## Problem to solve
Only the lines from the one with "Recreate this image" through the one with "c in counts]", inclusive, should be echoed exactly; pictures are left out.

## Dataset excerpts

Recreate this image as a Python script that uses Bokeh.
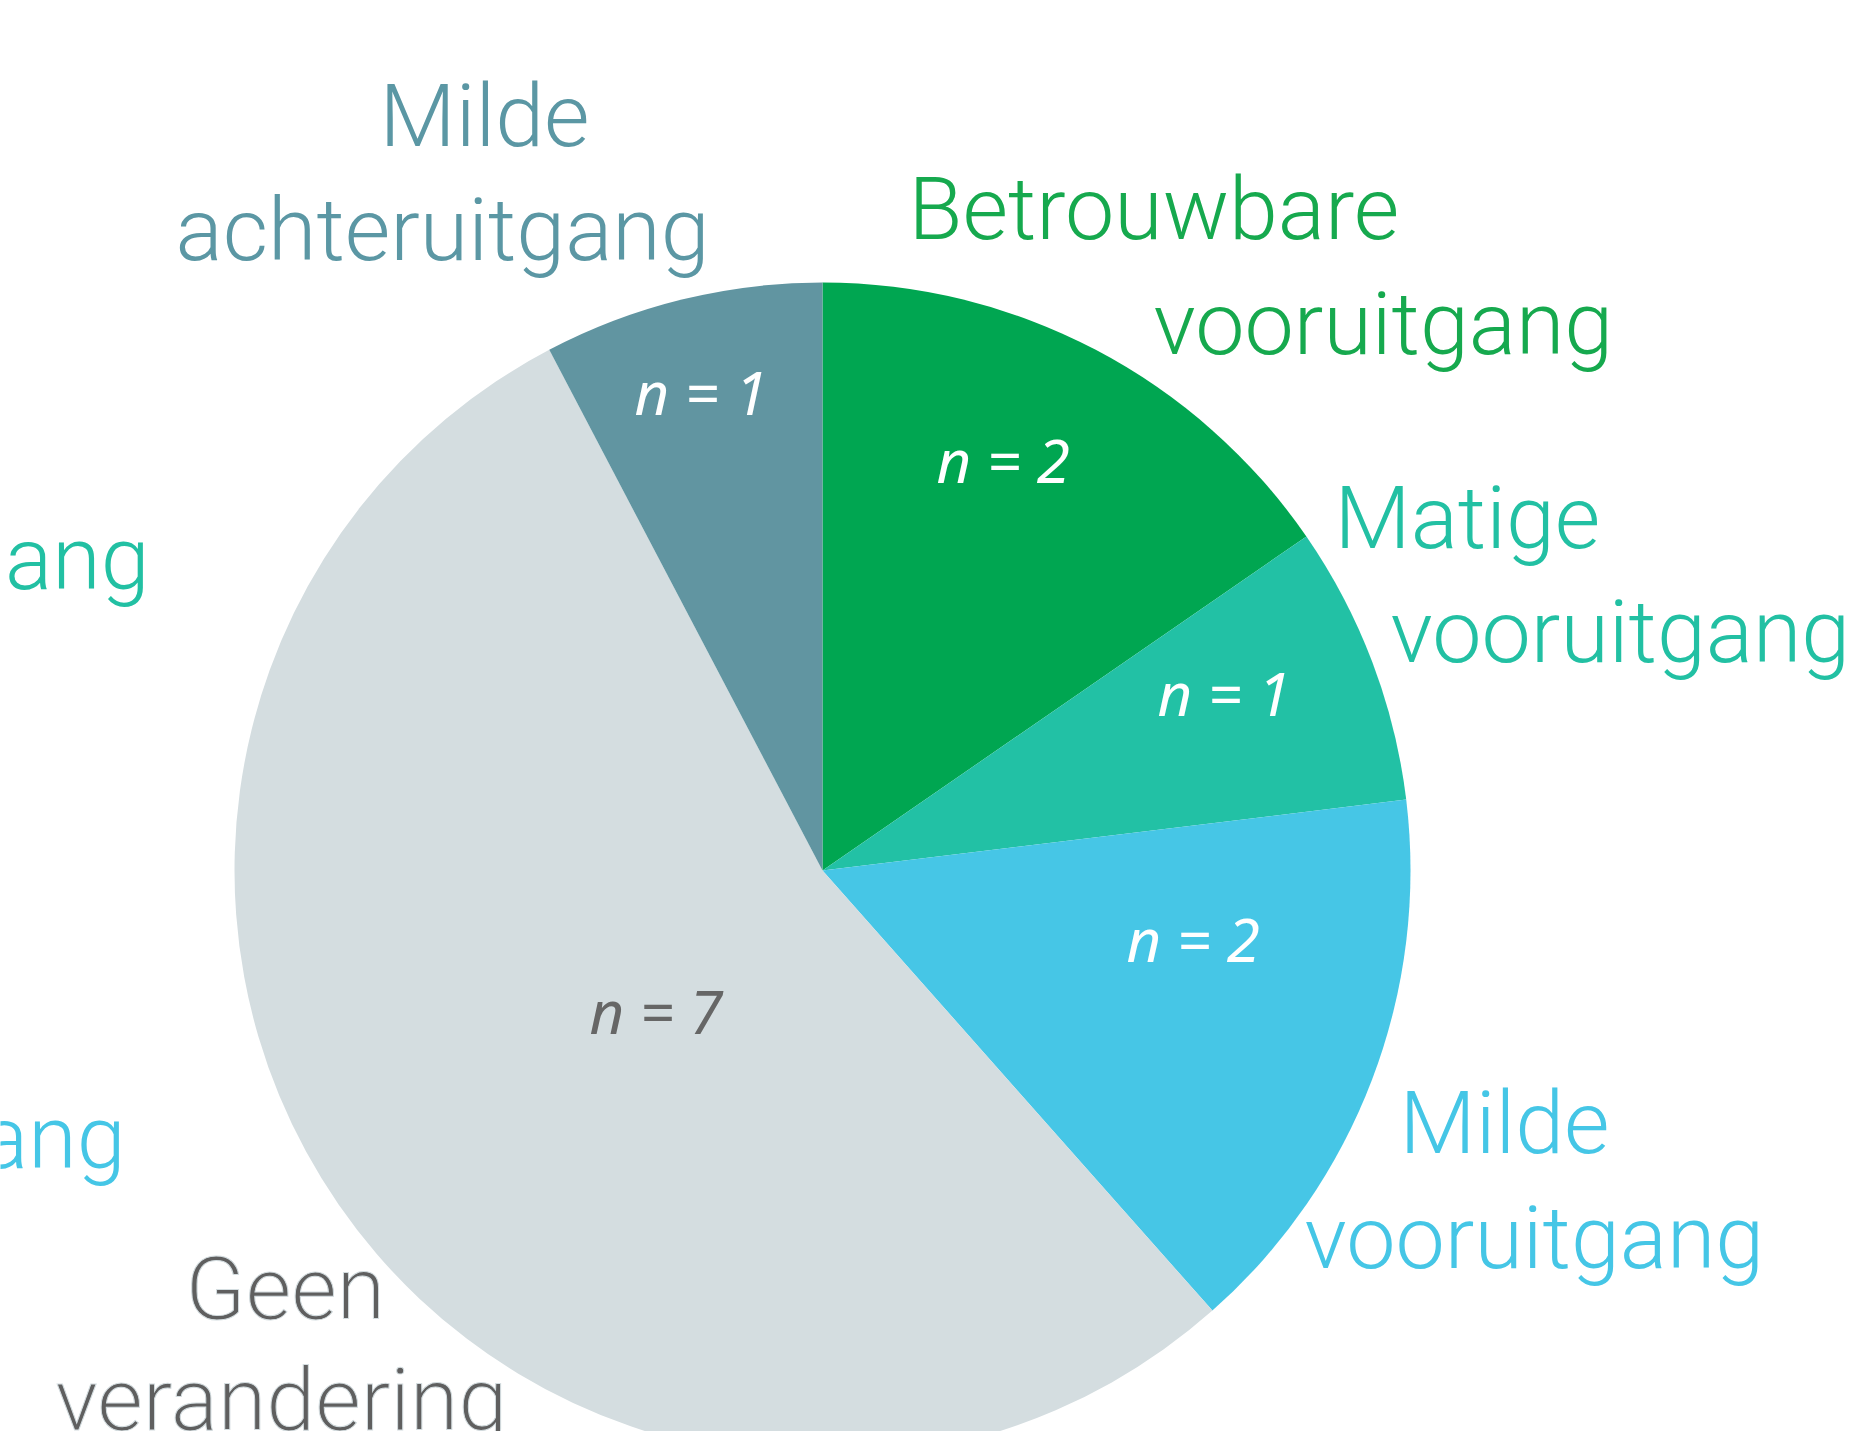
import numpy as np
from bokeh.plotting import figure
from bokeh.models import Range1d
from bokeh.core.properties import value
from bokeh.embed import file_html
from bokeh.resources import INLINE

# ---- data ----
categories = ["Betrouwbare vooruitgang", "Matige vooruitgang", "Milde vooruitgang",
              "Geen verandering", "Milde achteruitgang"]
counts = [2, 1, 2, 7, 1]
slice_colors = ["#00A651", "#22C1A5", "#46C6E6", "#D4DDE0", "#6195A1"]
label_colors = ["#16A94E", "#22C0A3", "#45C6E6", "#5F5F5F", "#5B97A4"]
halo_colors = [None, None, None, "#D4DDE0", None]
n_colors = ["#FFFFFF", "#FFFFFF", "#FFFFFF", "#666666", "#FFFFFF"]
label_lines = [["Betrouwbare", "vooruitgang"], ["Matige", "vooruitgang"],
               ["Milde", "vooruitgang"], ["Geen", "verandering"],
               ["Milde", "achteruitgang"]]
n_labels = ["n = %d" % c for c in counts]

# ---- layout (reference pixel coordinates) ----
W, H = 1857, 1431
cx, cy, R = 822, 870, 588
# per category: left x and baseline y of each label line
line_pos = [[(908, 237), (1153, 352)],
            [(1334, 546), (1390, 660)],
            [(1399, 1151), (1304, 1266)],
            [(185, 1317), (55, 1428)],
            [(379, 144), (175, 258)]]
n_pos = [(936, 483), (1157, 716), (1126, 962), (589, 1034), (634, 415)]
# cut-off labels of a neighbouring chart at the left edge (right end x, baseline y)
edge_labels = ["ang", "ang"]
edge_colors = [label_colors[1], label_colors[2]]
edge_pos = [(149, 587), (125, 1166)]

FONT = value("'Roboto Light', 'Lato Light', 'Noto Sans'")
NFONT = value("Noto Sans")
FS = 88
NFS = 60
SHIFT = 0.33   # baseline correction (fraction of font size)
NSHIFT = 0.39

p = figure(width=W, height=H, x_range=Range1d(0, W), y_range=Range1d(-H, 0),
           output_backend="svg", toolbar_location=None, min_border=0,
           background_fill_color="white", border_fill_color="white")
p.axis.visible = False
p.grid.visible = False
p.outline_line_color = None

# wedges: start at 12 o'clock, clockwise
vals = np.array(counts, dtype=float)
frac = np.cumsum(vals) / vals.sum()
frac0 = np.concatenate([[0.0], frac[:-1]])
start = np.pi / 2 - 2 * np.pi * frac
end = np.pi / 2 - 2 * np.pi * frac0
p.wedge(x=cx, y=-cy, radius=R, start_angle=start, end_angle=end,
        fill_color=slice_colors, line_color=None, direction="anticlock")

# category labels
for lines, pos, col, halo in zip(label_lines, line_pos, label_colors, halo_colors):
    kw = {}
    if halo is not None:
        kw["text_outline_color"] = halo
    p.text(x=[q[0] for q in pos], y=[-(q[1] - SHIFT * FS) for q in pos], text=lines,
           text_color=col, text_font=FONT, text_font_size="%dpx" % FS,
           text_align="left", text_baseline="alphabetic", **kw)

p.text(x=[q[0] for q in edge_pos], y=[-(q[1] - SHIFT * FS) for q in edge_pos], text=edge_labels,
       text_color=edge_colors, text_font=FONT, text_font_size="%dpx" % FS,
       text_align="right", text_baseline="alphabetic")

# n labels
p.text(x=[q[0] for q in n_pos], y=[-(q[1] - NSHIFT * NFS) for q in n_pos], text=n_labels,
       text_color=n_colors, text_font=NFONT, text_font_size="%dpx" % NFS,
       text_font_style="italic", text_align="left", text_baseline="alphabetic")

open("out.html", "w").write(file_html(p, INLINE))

...

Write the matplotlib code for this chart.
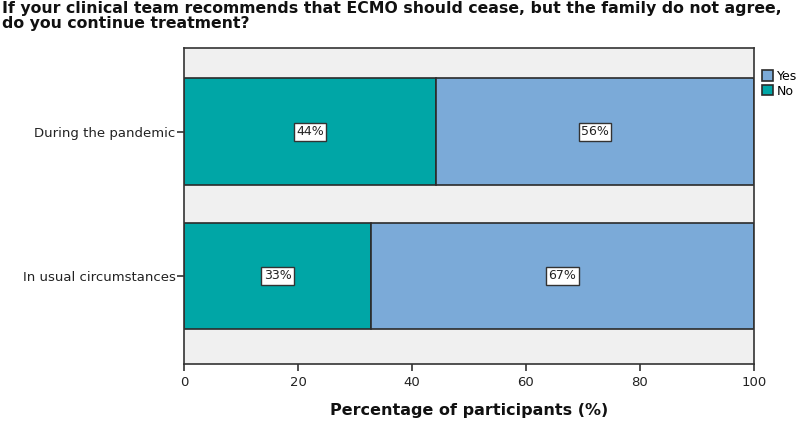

## Written reply
Recreate this image as a Python script that uses Bokeh.
import numpy as np
from bokeh.plotting import figure
from bokeh.models import Range1d
from bokeh.core.properties import value
from bokeh.embed import file_html
from bokeh.resources import INLINE

# ---- data ----
categories = ["Betrouwbare vooruitgang", "Matige vooruitgang", "Milde vooruitgang",
              "Geen verandering", "Milde achteruitgang"]
counts = [2, 1, 2, 7, 1]
slice_colors = ["#00A651", "#22C1A5", "#46C6E6", "#D4DDE0", "#6195A1"]
label_colors = ["#16A94E", "#22C0A3", "#45C6E6", "#5F5F5F", "#5B97A4"]
halo_colors = [None, None, None, "#D4DDE0", None]
n_colors = ["#FFFFFF", "#FFFFFF", "#FFFFFF", "#666666", "#FFFFFF"]
label_lines = [["Betrouwbare", "vooruitgang"], ["Matige", "vooruitgang"],
               ["Milde", "vooruitgang"], ["Geen", "verandering"],
               ["Milde", "achteruitgang"]]
n_labels = ["n = %d" % c for c in counts]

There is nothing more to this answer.